Mao Exonerated – by Chinese Capitalism

How much more foolishness from the Bush Administration can we expect before next year’s elections?

US Treasury Secretary John Snow’s visit on the heels of the DPRK talks was a failure. He met with a few toadies and was sent on his way amidst a hail of protest from Chinese and foreign economists who see a call for the appreciation of the yuan as a politically motivated blunder ensuring mutual destruction.

This article by analyst Jack Crooks puts it into good perspective, as does this one in the American Prospect.

What companies all over the world have realized and what the Bush Administration either doesn’t know or is choosing to ignore, China is engulfed in raw capitalism. The rawest form, the like of which the US hasn’t seen since the early 1900s.

The government cannot force even the most basic economic function: taxes. 96 of the 100 richest men in the PRC have never paid taxes and there are dozens of businessmen on the lam, dodging the tax authorities.

Labor conditions, though, provides the real picture of capitalism in China. The NYT has run a series complete with multimedia on the plight of factory workers and migratory peasants and the Washington Post has covered it as well. The mainstream media has caught on, why not the politicians?

These migrants are reason why American workers are out of jobs. I have written often of pipe puffin peasants chiseling stone of cliffs and chipping them down into blocks, or carting truckloads of garbage on an old bike, or hawking miscellaneous trinkets and toothbrushes on the streets. They call out in a nasal voice and whip out rhymes. Most live on the construction sites in temporary shacks. Many of the "soft-ear" (relating to the power of a man’s wife) bike taxis sleep on the bikes or in the parks.

What they all have in common are paltry wages and a tendency to save. Construction workers building a new class room building with administration offices and such in Sichuan University get paid 40rmb per day – the foreman might get as much as 1000rmb a month. Rickshaw drivers, bike taxi fellas and garbage-haulers get a few hundred a month. Barmaids maybe 600rmb; more often than not the boss rents out a small room for several employees and pays a low salary while demanding 12-14 hours shifts in return. (exchange rate is roughly 8.25rmb = $1)

One enlightened Chinese economist offered the Bush Administration an alternative to whining for a stronger yuan: Support the Little Man.

The US call for free trade all over the world is being answered.

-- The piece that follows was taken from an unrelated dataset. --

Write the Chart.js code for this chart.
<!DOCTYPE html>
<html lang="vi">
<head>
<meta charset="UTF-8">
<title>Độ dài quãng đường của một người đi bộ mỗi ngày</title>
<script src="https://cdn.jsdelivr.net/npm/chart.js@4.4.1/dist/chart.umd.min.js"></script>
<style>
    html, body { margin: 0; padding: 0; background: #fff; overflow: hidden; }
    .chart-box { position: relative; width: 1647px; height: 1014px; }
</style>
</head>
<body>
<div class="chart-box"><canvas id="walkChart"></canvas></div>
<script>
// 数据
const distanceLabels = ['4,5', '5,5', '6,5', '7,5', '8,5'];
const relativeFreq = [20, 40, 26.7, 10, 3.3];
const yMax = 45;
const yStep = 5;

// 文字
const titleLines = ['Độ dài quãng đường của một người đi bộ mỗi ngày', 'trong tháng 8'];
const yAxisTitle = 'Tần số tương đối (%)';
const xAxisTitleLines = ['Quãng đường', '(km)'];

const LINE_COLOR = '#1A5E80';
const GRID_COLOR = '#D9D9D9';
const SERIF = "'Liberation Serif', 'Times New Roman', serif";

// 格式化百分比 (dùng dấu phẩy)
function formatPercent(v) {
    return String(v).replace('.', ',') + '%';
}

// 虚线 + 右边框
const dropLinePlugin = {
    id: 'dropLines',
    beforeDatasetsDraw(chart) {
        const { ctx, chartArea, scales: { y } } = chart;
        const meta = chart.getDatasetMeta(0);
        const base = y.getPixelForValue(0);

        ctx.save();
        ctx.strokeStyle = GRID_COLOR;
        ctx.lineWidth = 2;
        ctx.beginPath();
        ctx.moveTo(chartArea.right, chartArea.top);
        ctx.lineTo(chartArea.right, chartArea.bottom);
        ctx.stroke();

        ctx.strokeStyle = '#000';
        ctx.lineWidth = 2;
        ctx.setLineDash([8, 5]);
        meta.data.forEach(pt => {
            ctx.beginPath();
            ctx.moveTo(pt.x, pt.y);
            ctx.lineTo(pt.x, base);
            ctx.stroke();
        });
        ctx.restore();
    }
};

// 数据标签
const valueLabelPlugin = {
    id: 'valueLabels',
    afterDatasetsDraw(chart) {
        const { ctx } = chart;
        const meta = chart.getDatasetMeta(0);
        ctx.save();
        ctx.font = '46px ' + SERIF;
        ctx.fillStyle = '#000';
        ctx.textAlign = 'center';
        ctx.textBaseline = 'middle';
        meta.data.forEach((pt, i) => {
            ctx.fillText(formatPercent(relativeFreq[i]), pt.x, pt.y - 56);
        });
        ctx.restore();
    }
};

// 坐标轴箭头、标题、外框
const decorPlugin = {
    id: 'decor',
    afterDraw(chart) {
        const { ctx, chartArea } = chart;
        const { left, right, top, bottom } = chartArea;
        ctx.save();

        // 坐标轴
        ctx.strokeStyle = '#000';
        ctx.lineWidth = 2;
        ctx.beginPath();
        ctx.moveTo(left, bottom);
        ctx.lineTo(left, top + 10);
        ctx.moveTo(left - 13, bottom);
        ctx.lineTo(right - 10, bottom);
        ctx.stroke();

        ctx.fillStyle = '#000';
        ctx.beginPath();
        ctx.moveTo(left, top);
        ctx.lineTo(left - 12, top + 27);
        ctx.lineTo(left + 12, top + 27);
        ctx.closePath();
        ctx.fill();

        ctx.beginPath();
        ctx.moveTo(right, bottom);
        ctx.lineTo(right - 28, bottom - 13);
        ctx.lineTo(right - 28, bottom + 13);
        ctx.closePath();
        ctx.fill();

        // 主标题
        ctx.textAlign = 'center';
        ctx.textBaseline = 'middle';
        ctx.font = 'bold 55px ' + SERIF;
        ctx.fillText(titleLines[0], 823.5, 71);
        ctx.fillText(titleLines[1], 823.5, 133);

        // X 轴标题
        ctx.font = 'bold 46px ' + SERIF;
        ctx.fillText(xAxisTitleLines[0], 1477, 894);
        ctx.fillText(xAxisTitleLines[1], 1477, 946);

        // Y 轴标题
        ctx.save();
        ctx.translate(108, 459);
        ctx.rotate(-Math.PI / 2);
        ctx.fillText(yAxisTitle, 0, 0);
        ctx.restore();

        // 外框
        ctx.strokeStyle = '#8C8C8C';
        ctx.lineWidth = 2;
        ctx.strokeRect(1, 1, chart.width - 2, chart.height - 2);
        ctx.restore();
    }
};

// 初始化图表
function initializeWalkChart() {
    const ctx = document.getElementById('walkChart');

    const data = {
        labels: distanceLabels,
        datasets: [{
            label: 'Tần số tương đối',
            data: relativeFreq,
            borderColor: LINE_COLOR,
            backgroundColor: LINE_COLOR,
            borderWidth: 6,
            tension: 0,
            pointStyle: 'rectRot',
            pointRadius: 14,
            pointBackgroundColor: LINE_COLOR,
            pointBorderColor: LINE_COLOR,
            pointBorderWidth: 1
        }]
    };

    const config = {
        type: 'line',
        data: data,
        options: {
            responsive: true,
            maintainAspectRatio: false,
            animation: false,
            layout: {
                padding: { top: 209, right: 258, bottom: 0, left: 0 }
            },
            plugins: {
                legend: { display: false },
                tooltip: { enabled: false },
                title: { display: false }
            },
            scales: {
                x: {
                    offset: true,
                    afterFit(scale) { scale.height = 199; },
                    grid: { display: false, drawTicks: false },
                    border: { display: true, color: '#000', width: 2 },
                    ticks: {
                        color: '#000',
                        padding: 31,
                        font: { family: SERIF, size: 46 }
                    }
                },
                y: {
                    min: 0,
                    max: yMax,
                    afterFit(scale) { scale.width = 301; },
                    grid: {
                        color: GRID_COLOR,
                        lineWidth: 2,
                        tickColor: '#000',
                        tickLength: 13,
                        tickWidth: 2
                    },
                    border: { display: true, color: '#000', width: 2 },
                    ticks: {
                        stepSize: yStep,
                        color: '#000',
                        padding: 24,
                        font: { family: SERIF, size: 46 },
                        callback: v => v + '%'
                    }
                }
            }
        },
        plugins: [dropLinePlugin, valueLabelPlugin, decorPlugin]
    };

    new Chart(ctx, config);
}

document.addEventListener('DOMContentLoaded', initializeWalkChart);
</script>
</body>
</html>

Economics even a baffled layman such as myself can understand call for economies to focus on comparative advantages. China’s advantage lies in its population. Mao’s ideas on this matter have been exonerated, for the time being.

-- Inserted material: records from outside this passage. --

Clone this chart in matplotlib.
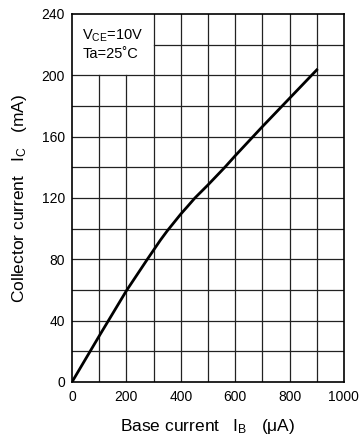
import matplotlib
matplotlib.use("Agg")
import matplotlib.pyplot as plt

plt.rcParams['font.family'] = ['Liberation Sans', 'DejaVu Sans']
plt.rcParams['mathtext.fontset'] = 'custom'
plt.rcParams['mathtext.rm'] = 'Liberation Sans'
plt.rcParams['mathtext.it'] = 'Liberation Sans'

base_current = [0, 100, 200, 277, 300, 325, 350, 375, 400, 425, 452, 500, 562, 600, 700, 800, 900]
collector_current = [0, 30, 59.5, 80, 86, 92.5, 98.5, 104, 109.5, 114.5, 120, 128.5, 140, 147.5, 166.5, 185, 203.5]
x_ticks = [0, 200, 400, 600, 800, 1000]
y_ticks = [0, 40, 80, 120, 160, 200, 240]

fig = plt.figure(figsize=(3.62, 4.37), dpi=100)
ax = fig.add_axes([0.199, 0.126, 0.751, 0.842])
ax.set_xlim(0, 1000)
ax.set_ylim(0, 240)

# grid
for gx in range(100, 1000, 100):
    ymax = 200 if gx < 300 else 240
    ax.plot([gx, gx], [0, ymax], color='#222222', lw=0.9, zorder=1)
for gy in range(20, 240, 20):
    xmin = 300 if gy > 200 else 0
    ax.plot([xmin, 1000], [gy, gy], color='#222222', lw=0.9, zorder=1)

ax.plot(base_current, collector_current, color='black', lw=2, zorder=3,
        solid_joinstyle='round')

ax.text(38, 225.5, r'V$_{\mathrm{CE}}$=10V', fontsize=10.5, va='center', ha='left')
ax.text(38, 214, 'Ta=25˚C', fontsize=10.5, va='center', ha='left')

ax.set_xticks(x_ticks)
ax.set_yticks(y_ticks)
ax.tick_params(length=0, labelsize=10)
ax.tick_params(axis='x', pad=6)
ax.tick_params(axis='y', pad=5)
for s in ax.spines.values():
    s.set_linewidth(1.2)
ax.set_xlabel(r'Base current   I$_{\mathrm{B}}$   ($\mathrm{\mu}$A)', fontsize=12.5, labelpad=9)
ax.set_ylabel(r'Collector current   I$_{\mathrm{C}}$   (mA)', fontsize=12.5, labelpad=9)

fig.savefig('out.png', dpi=100)
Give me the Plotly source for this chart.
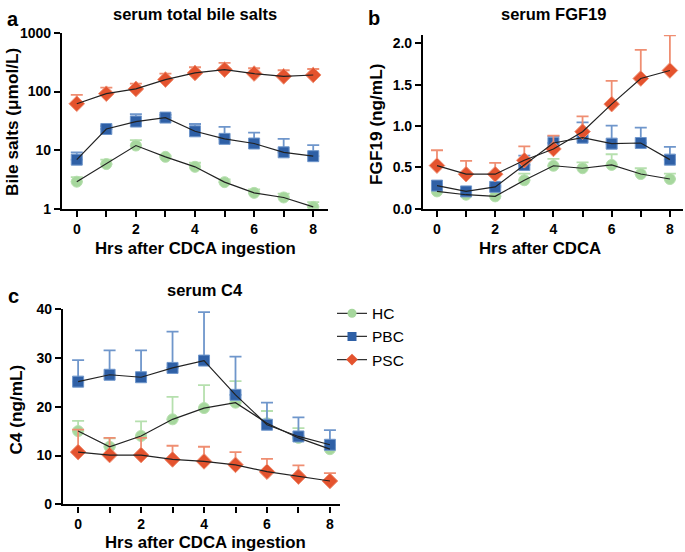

Wages will not increase anytime soon. Every big supermarket in China, from Trustmart to Carrefour to the "People’s Gigantic Super Mall" has an army of identically clad women standing around looking bored or chatting amongst themselves. Occasionally someone needs to be helped, then its back to money for nothing. There is no shortage of young people from the countryside or the "suburbs" with little education and nothing else to do with themselves.

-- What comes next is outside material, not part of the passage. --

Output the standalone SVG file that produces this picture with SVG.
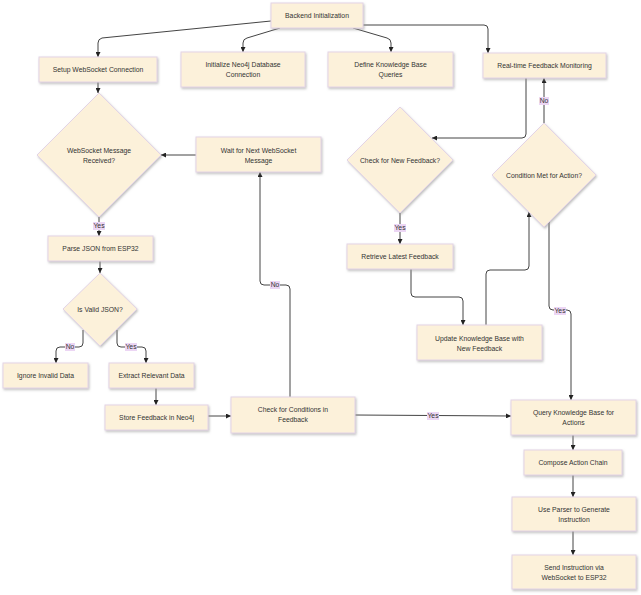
<svg xmlns="http://www.w3.org/2000/svg" width="641" height="595" viewBox="0 0 641 595">
<defs>
<style>
.n{fill:#fcf1da;stroke:#e3d3e6;stroke-width:1;filter:url(#sh)}
.t{font-family:"Liberation Sans",Arial,sans-serif;font-size:6.8px;fill:#333;text-anchor:middle}
.e{fill:none;stroke:#444;stroke-width:1;marker-end:url(#ah)}
.lb{fill:#ecd6f4}
.lt{font-family:"Liberation Sans",Arial,sans-serif;font-size:6.8px;fill:#333;text-anchor:middle}
</style>
<filter id="sh" x="-10%" y="-10%" width="130%" height="140%">
<feDropShadow dx="1" dy="1.5" stdDeviation="0.8" flood-color="#999" flood-opacity="0.6"/>
</filter>
<marker id="ah" viewBox="0 0 10 10" refX="10" refY="5" markerWidth="5" markerHeight="5" markerUnits="userSpaceOnUse" orient="auto">
<path d="M0,0 L10,5 L0,10 z" fill="#222"/>
</marker>
</defs>
<rect width="641" height="595" fill="#fff"/>
<g id="connectors">
<path class="e" d="M271,21 L102,38 Q98,39 98,43 L98,57"/>
<path class="e" d="M280,28 L247,38 Q243,39 243,43 L243,52"/>
<path class="e" d="M353,28 L387,38 Q391,39 391,43 L391,52"/>
<path class="e" d="M363,25 L484,25 Q488,25 488,29 L488,53"/>
<path class="e" d="M98,82 L98,93"/>
<path class="e" d="M99,217 L99,236"/>
<path class="e" d="M196,155 L161,155"/>
<path class="e" d="M100,261 L100,273"/>
<path class="e" d="M83,330 L83,343 Q83,347 79,347 L60,347 Q56,347 56,351 L56,363"/>
<path class="e" d="M117,330 L117,343 Q117,347 121,347 L142,347 Q146,347 146,351 L146,363"/>
<path class="e" d="M156,388 L156,405"/>
<path class="e" d="M208,416 L231,416"/>
<path class="e" d="M290,397 L290,289 Q290,285 286,285 L264,285 Q260,285 260,281 L260,172"/>
<path class="e" d="M355,415 L511,416"/>
<path class="e" d="M526,78 L526,134 Q526,138 522,138 L432,138"/>
<path class="e" d="M544,123 L544,78"/>
<path class="e" d="M400,213 L400,244"/>
<path class="e" d="M411,269 L411,293 Q411,297 415,297 L459,297 Q463,297 463,301 L463,325"/>
<path class="e" d="M486,325 L486,274 Q486,270 490,270 L525,270 Q529,270 529,266 L529,212"/>
<path class="e" d="M549,222 L549,306 Q549,310 553,310 L567,310 Q571,310 571,314 L571,400"/>
<path class="e" d="M573,435 L573,450"/>
<path class="e" d="M573,475 L573,497"/>
<path class="e" d="M573,531 L573,555"/>
<g id="labels">
<rect class="lb" x="93" y="222" width="12" height="8"/><text class="lt" x="99" y="228.4">Yes</text>
<rect class="lb" x="65" y="343" width="10" height="8"/><text class="lt" x="70" y="349.4">No</text>
<rect class="lb" x="125" y="343" width="12" height="8"/><text class="lt" x="131" y="349.4">Yes</text>
<rect class="lb" x="270" y="281" width="10" height="8"/><text class="lt" x="275" y="287.4">No</text>
<rect class="lb" x="427" y="412" width="12" height="8"/><text class="lt" x="433" y="418.4">Yes</text>
<rect class="lb" x="539" y="97" width="10" height="8"/><text class="lt" x="544" y="103.4">No</text>
<rect class="lb" x="394" y="224" width="12" height="8"/><text class="lt" x="400" y="230.4">Yes</text>
<rect class="lb" x="554" y="307" width="12" height="8"/><text class="lt" x="560" y="313.4">Yes</text>
</g>
</g>
<g id="n_backend"><rect class="n" x="271" y="3" width="92" height="25"/><text class="t" x="317" y="18">Backend Initialization</text></g>
<g id="n_setup"><rect class="n" x="39" y="57" width="118" height="25"/><text class="t" x="98" y="72">Setup WebSocket Connection</text></g>
<g id="n_neo"><rect class="n" x="181" y="52" width="124" height="35"/><text class="t" x="243" y="67">Initialize Neo4j Database</text><text class="t" x="243" y="77">Connection</text></g>
<g id="n_define"><rect class="n" x="328" y="52" width="125" height="35"/><text class="t" x="390.5" y="67">Define Knowledge Base</text><text class="t" x="390.5" y="77">Queries</text></g>
<g id="n_monitor"><rect class="n" x="483" y="53" width="123" height="25"/><text class="t" x="544.5" y="68">Real-time Feedback Monitoring</text></g>
<g id="d_ws"><polygon class="n" points="99,93 161,155 99,217 37,155"/><text class="t" x="99" y="152.5">WebSocket Message</text><text class="t" x="99" y="162.5">Received?</text></g>
<g id="n_wait"><rect class="n" x="196" y="137" width="125" height="35"/><text class="t" x="258.5" y="152.5">Wait for Next WebSocket</text><text class="t" x="258.5" y="162.5">Message</text></g>
<g id="n_parse"><rect class="n" x="48" y="236" width="105" height="25"/><text class="t" x="100.5" y="251">Parse JSON from ESP32</text></g>
<g id="d_valid"><polygon class="n" points="100,273 137,309 100,346 63,309"/><text class="t" x="100" y="311.5">Is Valid JSON?</text></g>
<g id="n_ignore"><rect class="n" x="3" y="363" width="85" height="25"/><text class="t" x="45.5" y="378">Ignore Invalid Data</text></g>
<g id="n_extract"><rect class="n" x="109" y="363" width="85" height="25"/><text class="t" x="151.5" y="378">Extract Relevant Data</text></g>
<g id="n_store"><rect class="n" x="105" y="405" width="103" height="25"/><text class="t" x="156.5" y="420">Store Feedback in Neo4j</text></g>
<g id="n_check"><rect class="n" x="231" y="397" width="124" height="36"/><text class="t" x="293" y="411.5">Check for Conditions in</text><text class="t" x="293" y="421.5">Feedback</text></g>
<g id="n_query"><rect class="n" x="511" y="400" width="125" height="35"/><text class="t" x="573.5" y="414.5">Query Knowledge Base for</text><text class="t" x="573.5" y="424.5">Actions</text></g>
<g id="d_new"><polygon class="n" points="400,107 453,160 400,213 347,160"/><text class="t" x="400" y="162.5">Check for New Feedback?</text></g>
<g id="d_cond"><polygon class="n" points="544,123 596,175 544,227 492,175"/><text class="t" x="544" y="177.5">Condition Met for Action?</text></g>
<g id="n_retrieve"><rect class="n" x="347" y="244" width="106" height="25"/><text class="t" x="400" y="259">Retrieve Latest Feedback</text></g>
<g id="n_update"><rect class="n" x="417" y="325" width="125" height="35"/><text class="t" x="479.5" y="340.5">Update Knowledge Base with</text><text class="t" x="479.5" y="350.5">New Feedback</text></g>
<g id="n_compose"><rect class="n" x="524" y="450" width="98" height="25"/><text class="t" x="573" y="465">Compose Action Chain</text></g>
<g id="n_parser"><rect class="n" x="512" y="497" width="124" height="34"/><text class="t" x="574" y="511.5">Use Parser to Generate</text><text class="t" x="574" y="521.5">Instruction</text></g>
<g id="n_send"><rect class="n" x="512" y="555" width="124" height="34"/><text class="t" x="574" y="569.5">Send Instruction via</text><text class="t" x="574" y="579.5">WebSocket to ESP32</text></g>
</svg>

Chiseled old peasants in Mao-era blue or fatigues line up to carry heavy bags of concrete or dig up the foundation of a building he helped build last year.

Along with the sweat and blood of the migrants, Foreign corporations are happy to choose amongst the thousands of computer programmers, engineers, MBA graduates and other desirables pouring out of China’s universities every year.

Chinese students don’t have the luxury of studying Cultural Studies and Comparative Literature for four years. The majority of Chinese students are very pragmatic and focused, if not necessarily ecstatic, about their future careers. They study the latest design software as diligently as they study English – because the goal is security and stability and, if luck prevails, fortune.

Western students have been rebelling en masse against market place-influenced educations since the 1960s. So much so that the companies have chosen to go to the universities instead of picking amongst the best applicants. In Asia and India, foreign companies have rediscovered this luxury.

That’s why my new "hometown" can land this contract with Intel and many more in the future.

This is also why the Bush Administration will have to find another red herring to wiggle in front of an increasingly disgusted public.